• The request: Exclude the pictures, then repeat the remaining data exactly.

+===+

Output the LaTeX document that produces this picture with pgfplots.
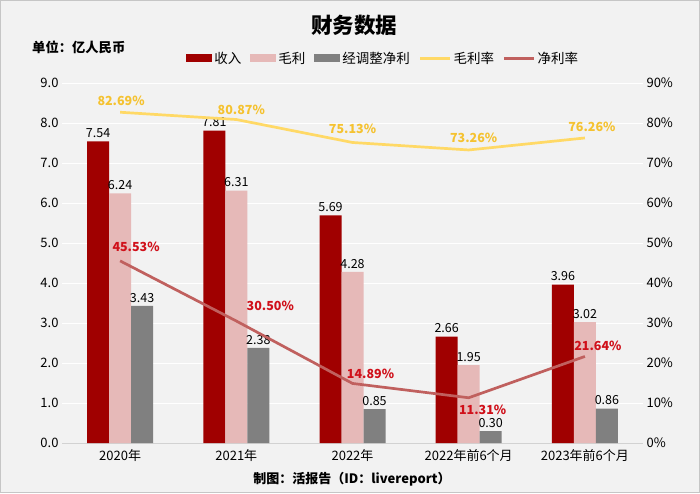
\documentclass[border=0pt]{standalone}
\usepackage{fontspec}
\setmainfont{Noto Sans CJK SC}
\usepackage{pgfplots}
\pgfplotsset{compat=1.18}
\definecolor{rev}{HTML}{A00000}
\definecolor{gross}{HTML}{E6B9B8}
\definecolor{net}{HTML}{808080}
\definecolor{gm}{HTML}{FFD966}
\definecolor{gmlab}{HTML}{F5C230}
\definecolor{nm}{HTML}{C0605E}
\definecolor{nmlab}{HTML}{D0101A}
\definecolor{bg}{HTML}{F2F2F2}
\tikzset{
  gmlabel/.style={font=\bfseries\fontsize{12.5}{14}\selectfont, text=gmlab, inner sep=0pt},
  nmlabel/.style={font=\bfseries\fontsize{12.5}{14}\selectfont, text=nmlab, inner sep=0pt},
}
\pgfplotsset{
  barleg/.style={legend image code/.code={\fill (0pt,-4pt) rectangle (26pt,4pt);}},
  lineleg/.style={legend image code/.code={\draw (0pt,0pt) -- (30pt,0pt);}},
}
\begin{document}
\begin{tikzpicture}
\fill[bg] (0pt,0pt) rectangle (700pt,493pt);
\draw[gray!45] (0.5pt,0.5pt) rectangle (699.5pt,492.5pt);
\node[font=\bfseries\fontsize{21.5}{24}\selectfont] at (354pt,468pt) {财务数据};
\node[font=\bfseries\fontsize{13.3}{15}\selectfont, anchor=west, inner sep=0pt] at (32pt,446pt) {单位：亿人民币};
\node[font=\bfseries\fontsize{13}{15}\selectfont] at (352pt,14pt) {制图：活报告（ID：livereport）};

\begin{axis}[at={(62pt,50pt)}, anchor=south west, width=581pt, height=360pt, scale only axis,
  ybar=0pt, bar width=22pt,
  xmin=-0.5, xmax=4.5, ymin=0, ymax=9, ytick={0,1,...,9},
  xtick={0,1,2,3,4},
  xticklabels={2020年,2021年,2022年,2022年前6个月,2023年前6个月},
  xticklabel style={yshift=-3pt},
  yticklabel style={/pgf/number format/.cd, fixed, fixed zerofill, precision=1, assume math mode=true},
  tick label style={font=\fontsize{13}{15}\selectfont},
  axis x line*=bottom, axis y line*=left,
  y axis line style={draw=none},
  x axis line style={draw=gray!35, line width=1pt},
  major tick length=0pt,
  ymajorgrids, grid style={white, line width=1pt},
  nodes near coords,
  every node near coord/.append style={font=\fontsize{12.5}{14}\selectfont, black,
     /pgf/number format/.cd, fixed, fixed zerofill, precision=2, assume math mode=true},
  clip=false,
]
\addplot[fill=rev, draw=none] coordinates {(0,7.54)(1,7.81)(2,5.69)(3,2.66)(4,3.96)};
\addplot[fill=gross, draw=none] coordinates {(0,6.24)(1,6.31)(2,4.28)(3,1.95)(4,3.02)};
\addplot[fill=net, draw=none] coordinates {(0,3.43)(1,2.38)(2,0.85)(3,0.30)(4,0.86)};
\end{axis}

\begin{axis}[at={(62pt,50pt)}, anchor=south west, width=581pt, height=360pt, scale only axis,
  xmin=-0.5, xmax=4.5, ymin=0, ymax=90, ytick={0,10,...,90},
  axis x line=none, axis y line*=right,
  y axis line style={draw=none},
  major tick length=0pt,
  yticklabel={\pgfmathprintnumber[assume math mode=true]{\tick}\%},
  tick label style={font=\fontsize{13}{15}\selectfont},
  clip=false,
  legend columns=-1,
  legend style={draw=none, fill=none, at={(0.553,1.069)}, anchor=center,
     font=\fontsize{13.5}{15}\selectfont,
     /tikz/every even column/.append style={column sep=7pt}},
  legend cell align=left,
]
\addlegendimage{barleg, fill=rev, draw=none}
\addlegendentry{收入}
\addlegendimage{barleg, fill=gross, draw=none}
\addlegendentry{毛利}
\addlegendimage{barleg, fill=net, draw=none}
\addlegendentry{经调整净利}
\addplot[gm, line width=2.7pt, lineleg] coordinates {(0,82.69)(1,80.87)(2,75.13)(3,73.26)(4,76.26)};
\addlegendentry{毛利率}
\addplot[nm, line width=2.7pt, lineleg] coordinates {(0,45.53)(1,30.50)(2,14.89)(3,11.31)(4,21.64)};
\addlegendentry{净利率}
\node[gmlabel, xshift=1pt, yshift=11pt] at (axis cs:0,82.69) {82.69\%};
\node[gmlabel, xshift=5pt, yshift=10pt] at (axis cs:1,80.87) {80.87\%};
\node[gmlabel, xshift=0pt, yshift=14pt] at (axis cs:2,75.13) {75.13\%};
\node[gmlabel, xshift=5pt, yshift=12pt] at (axis cs:3,73.26) {73.26\%};
\node[gmlabel, xshift=7pt, yshift=11pt] at (axis cs:4,76.26) {76.26\%};
\node[nmlabel, xshift=16pt, yshift=14pt] at (axis cs:0,45.53) {45.53\%};
\node[nmlabel, xshift=34pt, yshift=15pt] at (axis cs:1,30.50) {30.50\%};
\node[nmlabel, xshift=18pt, yshift=10pt] at (axis cs:2,14.89) {14.89\%};
\node[nmlabel, xshift=14pt, yshift=-12pt] at (axis cs:3,11.31) {11.31\%};
\node[nmlabel, xshift=13pt, yshift=11pt] at (axis cs:4,21.64) {21.64\%};
\end{axis}
\end{tikzpicture}
\end{document}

+===+

• Solved problem:
Output the LaTeX document that produces this picture with pgfplots.
\documentclass[border=0pt]{standalone}
\usepackage{fontspec}
\setmainfont{Noto Sans CJK SC}
\usepackage{pgfplots}
\pgfplotsset{compat=1.18}
\definecolor{rev}{HTML}{A00000}
\definecolor{gross}{HTML}{E6B9B8}
\definecolor{net}{HTML}{808080}
\definecolor{gm}{HTML}{FFD966}
\definecolor{gmlab}{HTML}{F5C230}
\definecolor{nm}{HTML}{C0605E}
\definecolor{nmlab}{HTML}{D0101A}
\definecolor{bg}{HTML}{F2F2F2}
\tikzset{
  gmlabel/.style={font=\bfseries\fontsize{12.5}{14}\selectfont, text=gmlab, inner sep=0pt},
  nmlabel/.style={font=\bfseries\fontsize{12.5}{14}\selectfont, text=nmlab, inner sep=0pt},
}
\pgfplotsset{
  barleg/.style={legend image code/.code={\fill (0pt,-4pt) rectangle (26pt,4pt);}},
  lineleg/.style={legend image code/.code={\draw (0pt,0pt) -- (30pt,0pt);}},
}
\begin{document}
\begin{tikzpicture}
\fill[bg] (0pt,0pt) rectangle (700pt,493pt);
\draw[gray!45] (0.5pt,0.5pt) rectangle (699.5pt,492.5pt);
\node[font=\bfseries\fontsize{21.5}{24}\selectfont] at (354pt,468pt) {财务数据};
\node[font=\bfseries\fontsize{13.3}{15}\selectfont, anchor=west, inner sep=0pt] at (32pt,446pt) {单位：亿人民币};
\node[font=\bfseries\fontsize{13}{15}\selectfont] at (352pt,14pt) {制图：活报告（ID：livereport）};

\begin{axis}[at={(62pt,50pt)}, anchor=south west, width=581pt, height=360pt, scale only axis,
  ybar=0pt, bar width=22pt,
  xmin=-0.5, xmax=4.5, ymin=0, ymax=9, ytick={0,1,...,9},
  xtick={0,1,2,3,4},
  xticklabels={2020年,2021年,2022年,2022年前6个月,2023年前6个月},
  xticklabel style={yshift=-3pt},
  yticklabel style={/pgf/number format/.cd, fixed, fixed zerofill, precision=1, assume math mode=true},
  tick label style={font=\fontsize{13}{15}\selectfont},
  axis x line*=bottom, axis y line*=left,
  y axis line style={draw=none},
  x axis line style={draw=gray!35, line width=1pt},
  major tick length=0pt,
  ymajorgrids, grid style={white, line width=1pt},
  nodes near coords,
  every node near coord/.append style={font=\fontsize{12.5}{14}\selectfont, black,
     /pgf/number format/.cd, fixed, fixed zerofill, precision=2, assume math mode=true},
  clip=false,
]
\addplot[fill=rev, draw=none] coordinates {(0,7.54)(1,7.81)(2,5.69)(3,2.66)(4,3.96)};
\addplot[fill=gross, draw=none] coordinates {(0,6.24)(1,6.31)(2,4.28)(3,1.95)(4,3.02)};
\addplot[fill=net, draw=none] coordinates {(0,3.43)(1,2.38)(2,0.85)(3,0.30)(4,0.86)};
\end{axis}

\begin{axis}[at={(62pt,50pt)}, anchor=south west, width=581pt, height=360pt, scale only axis,
  xmin=-0.5, xmax=4.5, ymin=0, ymax=90, ytick={0,10,...,90},
  axis x line=none, axis y line*=right,
  y axis line style={draw=none},
  major tick length=0pt,
  yticklabel={\pgfmathprintnumber[assume math mode=true]{\tick}\%},
  tick label style={font=\fontsize{13}{15}\selectfont},
  clip=false,
  legend columns=-1,
  legend style={draw=none, fill=none, at={(0.553,1.069)}, anchor=center,
     font=\fontsize{13.5}{15}\selectfont,
     /tikz/every even column/.append style={column sep=7pt}},
  legend cell align=left,
]
\addlegendimage{barleg, fill=rev, draw=none}
\addlegendentry{收入}
\addlegendimage{barleg, fill=gross, draw=none}
\addlegendentry{毛利}
\addlegendimage{barleg, fill=net, draw=none}
\addlegendentry{经调整净利}
\addplot[gm, line width=2.7pt, lineleg] coordinates {(0,82.69)(1,80.87)(2,75.13)(3,73.26)(4,76.26)};
\addlegendentry{毛利率}
\addplot[nm, line width=2.7pt, lineleg] coordinates {(0,45.53)(1,30.50)(2,14.89)(3,11.31)(4,21.64)};
\addlegendentry{净利率}
\node[gmlabel, xshift=1pt, yshift=11pt] at (axis cs:0,82.69) {82.69\%};
\node[gmlabel, xshift=5pt, yshift=10pt] at (axis cs:1,80.87) {80.87\%};
\node[gmlabel, xshift=0pt, yshift=14pt] at (axis cs:2,75.13) {75.13\%};
\node[gmlabel, xshift=5pt, yshift=12pt] at (axis cs:3,73.26) {73.26\%};
\node[gmlabel, xshift=7pt, yshift=11pt] at (axis cs:4,76.26) {76.26\%};
\node[nmlabel, xshift=16pt, yshift=14pt] at (axis cs:0,45.53) {45.53\%};
\node[nmlabel, xshift=34pt, yshift=15pt] at (axis cs:1,30.50) {30.50\%};
\node[nmlabel, xshift=18pt, yshift=10pt] at (axis cs:2,14.89) {14.89\%};
\node[nmlabel, xshift=14pt, yshift=-12pt] at (axis cs:3,11.31) {11.31\%};
\node[nmlabel, xshift=13pt, yshift=11pt] at (axis cs:4,21.64) {21.64\%};
\end{axis}
\end{tikzpicture}
\end{document}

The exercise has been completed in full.